I was kind of horrified when I checked this blog/website (I’m much more likely to post over on my other blog, www.darkcreekfarm.com) to see what I still needed to do in terms of completing the transfer of the old content from my original author website to this location. Yikes! I knew there was still some tweaking to be done, but this place is a disaster! I would promise to immediately rectify the situation, but I have a growing stack of cool projects on my desk and the end of the summer to enjoy and a trip to the mountains in a couple of weeks, so I’m not quite sure when I’ll be able to push other things aside to finally, finally sit down and get this renovation done!
Meanwhile, I am loving working on those aforementioned new projects! Some time back I produced the first of a series of audiobooks for Sono Nis Press – Julie White’s The Secret Pony. This novel for kids who love horses was meant to be the first one of several to come out in this format (Here’s the link over at Audible.com, in case you are interested.) At long last I have upgraded my computer and learned the basics of Adobe’s Audition (audio editing software) so I could create chapter by chapter audio files for new projects here at my place rather than having to go into town for each recording session. I am responsible only for producing a reasonably clean and accurate reading of the text – no editing. That job is handled by the remarkable Tom Dufleit, a meticulous audio editor/producer who takes the uploaded files and then massages them into files that meet industry production standards.
I had heard that doing the voice work for an audiobook was a lot harder than it first appears, but I have to say I didn’t think it would be that bad. And, I confess, I thought that recording one of my own books would be easier than someone else’s. Hah! I hadn’t realized how much dialogue is in Tarragon Island (the first in the series and the next in the production cue)! Not only that, it isn’t just a couple of characters who talk to each other, it seems like half the island community has something to say! It’s not like I’m doing a full on theatrical production or anything, but trying to come up with subtly different character voices for all those different speaking parts and then remembering who sounds like what when they only have a couple of lines to say six chapters apart is really hard! Add to that the fact one’s voice changes depending on the time of day, how much yacking you’ve done before sitting down to record, between the start and the end of the recording session, and even whether you’ve had a hot or cold drink before starting and suddenly, it’s very impressive to listen to the great audiobook narrators remaining consistent from start to end of a very long book. It takes many hours of reading and then editing to get one hour of finished product and I can tell you it’s pretty stressful and tedious along the way!
If it isn’t bad enough I have to pay attention to what I’m reading, any ambient noise, rustle of paper, clunk or thump from some distant place in the house – or, heaven forbid, sirens or creaking doors or the hum of the heat pump outside – all has to be controlled. If I notice a problem, I have to re-do that section of the chapter.
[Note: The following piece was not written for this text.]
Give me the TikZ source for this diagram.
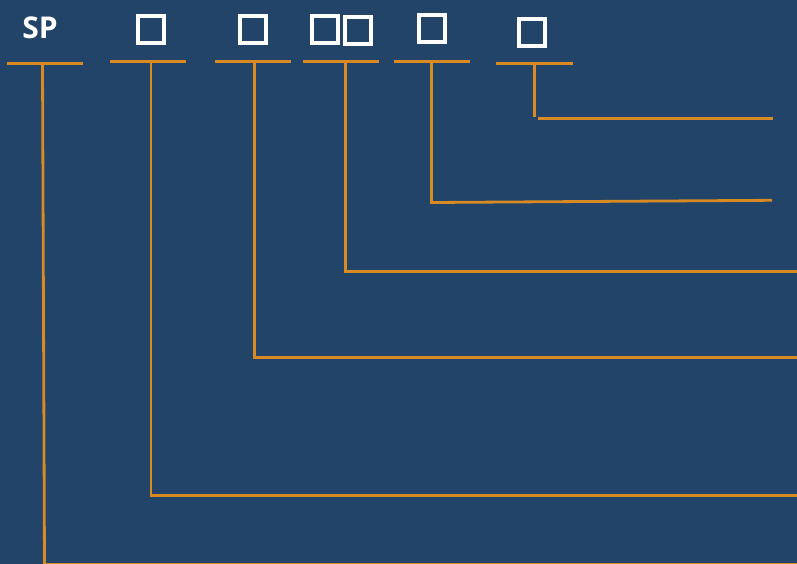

If I don’t notice right away (or if my reading doesn’t exactly match what is written) Tom lets me know later and I have to create another, correct sound file. I don’t have a fully insulated sound booth, so I’m making do with a small pantry that is tucked away in a quiet corner downstairs. Even so, I have to unplug the fridge in the mudroom next door, the freezers in the pantry, and shut down the central A/C-furnace-heat pump while I’m recording to try to minimize as much extraneous noise as possible. I didn’t think the pantry was a noisy room until I began this mission to not have to commute to town for these sessions.
The good news is the technical bugs are pretty well worked out and Tom the Meticulous is reasonably happy with the files I am sending him, so with any luck we can get into a bit of a routine and get the next several audiobooks out there into the digital world before too much longer.